Das gelang uns auch, gegen 0230 lagen wir ca. 2sm im Luv des Vulkans. Die ruhende Wache wurde geweckt, und wir beobachteten knappe 2 Stunden den Ausbruch. Meist unspektakulär, von einzelnen größeren Fontänen und einem "echten" und lauten Ausbruch abgesehen. Gefährlich war es nie - zumindest nicht wegen des Vulkans! Während des Beiliegens überraschten uns ein paar Regenfronten mit starkem Wind. Merke: Wer im Luv eines Vulkans liegt, um der Asche und Gerüchen zu entgehen, sollte sich bei zunehmendem Wind rechtzeitig von der Insel freisegeln.
Mit Anbruch der Dämmerung waren wir auf dem Rückweg. Von Wassertank 1 musste schon auf Tank 2 umgestellt werden, der uns aber nur gelbes Wasser (farblich vergleichbar mit verdünntem Orangensaft) spendete. Es sollte also ein Hafen angelaufen werden um neues Wasser aufzunehmen, einmal die Klimaanlage zu genießen, Wasserflaschen zu kaufen und zuguterletzt nicht mehr weit von Palermo entfernt zu sein.
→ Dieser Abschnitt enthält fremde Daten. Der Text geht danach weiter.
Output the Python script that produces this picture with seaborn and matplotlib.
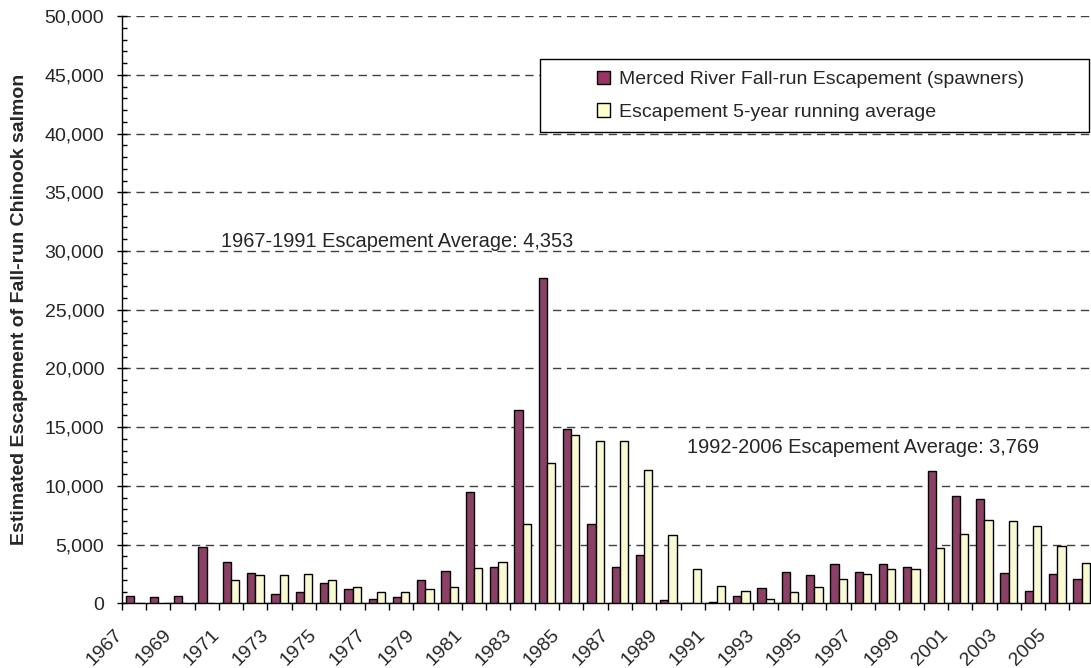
import numpy as np
import pandas as pd
import matplotlib
matplotlib.use("Agg")
import matplotlib.pyplot as plt
import matplotlib.transforms as mtransforms
import seaborn as sns
from matplotlib.patches import Patch, Rectangle
from matplotlib.ticker import FuncFormatter, MultipleLocator

years = list(range(1967, 2007))
escapement = [630, 520, 630, 4770, 3480, 2590, 750, 950, 1720, 1210,
              345, 550, 1950, 2790, 9490, 3100, 16500, 27720, 14870, 6780,
              3100, 4100, 310, 40, 90, 630, 1290, 2690, 2370, 3340,
              2690, 3340, 3110, 11230, 9170, 8860, 2600, 1060, 2490, 2060]
running_avg = [np.nan, np.nan, np.nan, np.nan, 1950, 2390, 2390, 2500, 1950, 1410,
               950, 950, 1210, 1400, 2990, 3530, 6780, 11970, 14330, 13790,
               13790, 11340, 5810, 2880, 1480, 1050, 400, 940, 1400, 2060,
               2490, 2910, 2910, 4740, 5940, 7110, 7000, 6600, 4860, 3460]
series_names = ["Merced River Fall-run Escapement (spawners)",
                "Escapement 5-year running average"]
note_early = "1967-1991 Escapement Average: 4,353"
note_late = "1992-2006 Escapement Average: 3,769"
y_label = "Estimated Escapement of Fall-run Chinook salmon"

colors = ["#993366", "#FFFFCC"]

df = pd.DataFrame({
    "year": [str(y) for y in years] * 2,
    "value": escapement + running_avg,
    "series": [series_names[0]] * len(years) + [series_names[1]] * len(years),
})

sns.set_theme(style="white")
plt.rcParams["font.family"] = ["Liberation Sans", "DejaVu Sans"]

fig = plt.figure(figsize=(10.91, 6.68), dpi=100)
ax = fig.add_axes([0.1115, 0.0969, 0.891, 0.879])

sns.barplot(data=df, x="year", y="value", hue="series", palette=colors,
            order=[str(y) for y in years], hue_order=series_names,
            width=0.68, dodge=True, errorbar=None, edgecolor="black",
            linewidth=1.0, ax=ax, legend=False, zorder=3)

ax.set_xlim(-0.5, len(years) - 0.5)
ax.set_ylim(0, 50000)

# y axis
ax.yaxis.set_major_locator(MultipleLocator(5000))
ax.yaxis.set_minor_locator(MultipleLocator(1000))
ax.yaxis.set_major_formatter(FuncFormatter(lambda v, p: f"{int(v):,}"))
ax.tick_params(axis="y", which="major", direction="inout", length=7, width=1,
               color="black", labelsize=14, pad=9, left=True)
ax.tick_params(axis="y", which="minor", direction="in", length=3.5, width=1,
               color="black", left=True)
ax.yaxis.grid(True, which="major", linestyle=(0, (6, 4)), color="#404040",
              linewidth=1.0, zorder=0)
ax.set_axisbelow(True)

# x axis
ax.set_xticks(range(0, len(years), 2))
ax.set_xticklabels([str(y) for y in years[::2]], rotation=45, ha="right",
                   va="top", rotation_mode="anchor", fontsize=14)
ax.set_xticks(np.arange(-0.5, len(years), 1), minor=True)
ax.tick_params(axis="x", which="major", length=0, pad=0)
ax.tick_params(axis="x", which="minor", direction="out", length=5, width=1,
               color="black", bottom=True)
shift = mtransforms.ScaledTranslation(-20 / 100, -23 / 100, fig.dpi_scale_trans)
for lbl in ax.get_xticklabels():
    lbl.set_transform(lbl.get_transform() + shift)
ax.set_xlabel("")
ax.set_ylabel(y_label, fontsize=14, fontweight="bold")
ax.yaxis.set_label_coords(-0.0964, 0.501)

for side in ["top", "right"]:
    ax.spines[side].set_visible(False)
for side in ["left", "bottom"]:
    ax.spines[side].set_color("black")
    ax.spines[side].set_linewidth(1.0)

# legend box
bx0, by0, bw, bh = 0.43, 0.802, 0.565, 0.1246
ax.add_patch(Rectangle((bx0, by0), bw, bh, transform=ax.transAxes,
                       facecolor="white", edgecolor="black", linewidth=1.0,
                       zorder=4, clip_on=False))
handles = [Patch(facecolor=c, edgecolor="black", linewidth=1.0) for c in colors]
leg = ax.legend(handles, series_names, loc="center",
                bbox_to_anchor=(bx0 + bw / 2 - 0.004, by0 + bh / 2),
                frameon=False, fontsize=14, handlelength=0.7, handleheight=0.7,
                handletextpad=0.45, labelspacing=0.75)
leg.set_zorder(5)

ax.text(0.102, 0.6067, note_early, transform=ax.transAxes, fontsize=14.4,
        va="baseline", ha="left", zorder=5)
ax.text(0.582, 0.2554, note_late, transform=ax.transAxes, fontsize=14.4,
        va="baseline", ha="left", zorder=5)

fig.savefig("out.png", dpi=100)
Die Wettervorhersage prophezeite uns schwache Winde gegen Ende der Woche.
Die Wahl fiel auf den Hafen von Cefalu, der sich vor Ort leider eher als Kleinbootshafen herausstellte. An der Pier, an der auch größere Yachten lagen, gab es keine Wasseranschlüsse - wir ankerten also im Vorhafenbecken und kochten Kaffee mit Flaschenwasser - die 2 Tagen halten wir es auch mit gelbem Wasser aus.
Am Donnerstag wurde uns bewusst, was es heißt ohne Leichtwindgennaker eine moderne Charteryacht zu segeln: Bewegen möchte die sich dann nämlich eher nicht mehr. Teils unter Segel, teils unter Motor fuhren wir zunächst zur Bucht vor Bandita, in der Hoffnung mit dem Dingy dort noch Wasser an der Strandpromenade kaufen zu können. Dort angekommen verließ uns die Lust, das Dingy zu Wasser zu lassen, zumal der Ankerplatz unschön war und wir gerne bei Tageslicht an einem schöneren Ort (vor Aspra) geankert hätten. Also rechneten wir uns die Flaschenwasserbestände noch einmal gründlich schön und liefen den schöneren Ankerplatz an.
Schon Donnerstag Abend stellten wir beim Schwimmen im nicht-erfrischend warmen Wasser fest, dass der Anker sich äußerst sicher in einer Felsspalte verkantet hatte, entsprechend früh wurde der erste Aufbruchsversuch am Freitag gestartet. Dieser schlug zu Ungunsten der Ankerwinsch fehl, normales Anker heben ging nicht. Begleitet wurde dieses Manöver von einem sehr interessierten Taucher, der unser Boot in 50m Entferung umkreise - ob die Einwohner so etwas wohl wöchentlich sehen und sich ein Geschäft daraus machen? Da wir die Lage des Ankers kannten, versuchten wir als nächstes, etwas Kette zu geben und die Yacht im 90-Grad-Winkel zur Ankerlage rückwärts zu bewegen, in der Hoffnung, dass wir den Anker seitlich aus der Spalte herausdrehen und anschließend schnell aufholen können. Unter lautstarkem Protest der Ankerwinsch (die war ohnehin schon eher kaputt) ruckten wir so den Anker frei und holten ihn schnell auf - irgendwie doch leichter als erwartet!
Ohne Wind motorten wir so erstmal näher an Palermo heran, und machten bei seichtem Sandstrand nochmal einen kurzen Stopp um auf die Einfahrt in den Hafen zu warten. Wenige Stunden später ging mit der Rückgabe des Bootes dieser einwöchige Ersatztörn zu Ende. Fazit: Wir haben viel gesehen und das Beste daraus gemacht - das, was wir uns unter "Regattatraining und -viewing Palermo" vorgestellt haben, war es aber sicher nicht. Mit einem gemeinsamen Zwischenstopp zu viert in Neapel traten wir so die Rückreise an - und hoffen, irgendwann doch noch mit askew das Palermo-Montecarlo Race mitsegeln zu können.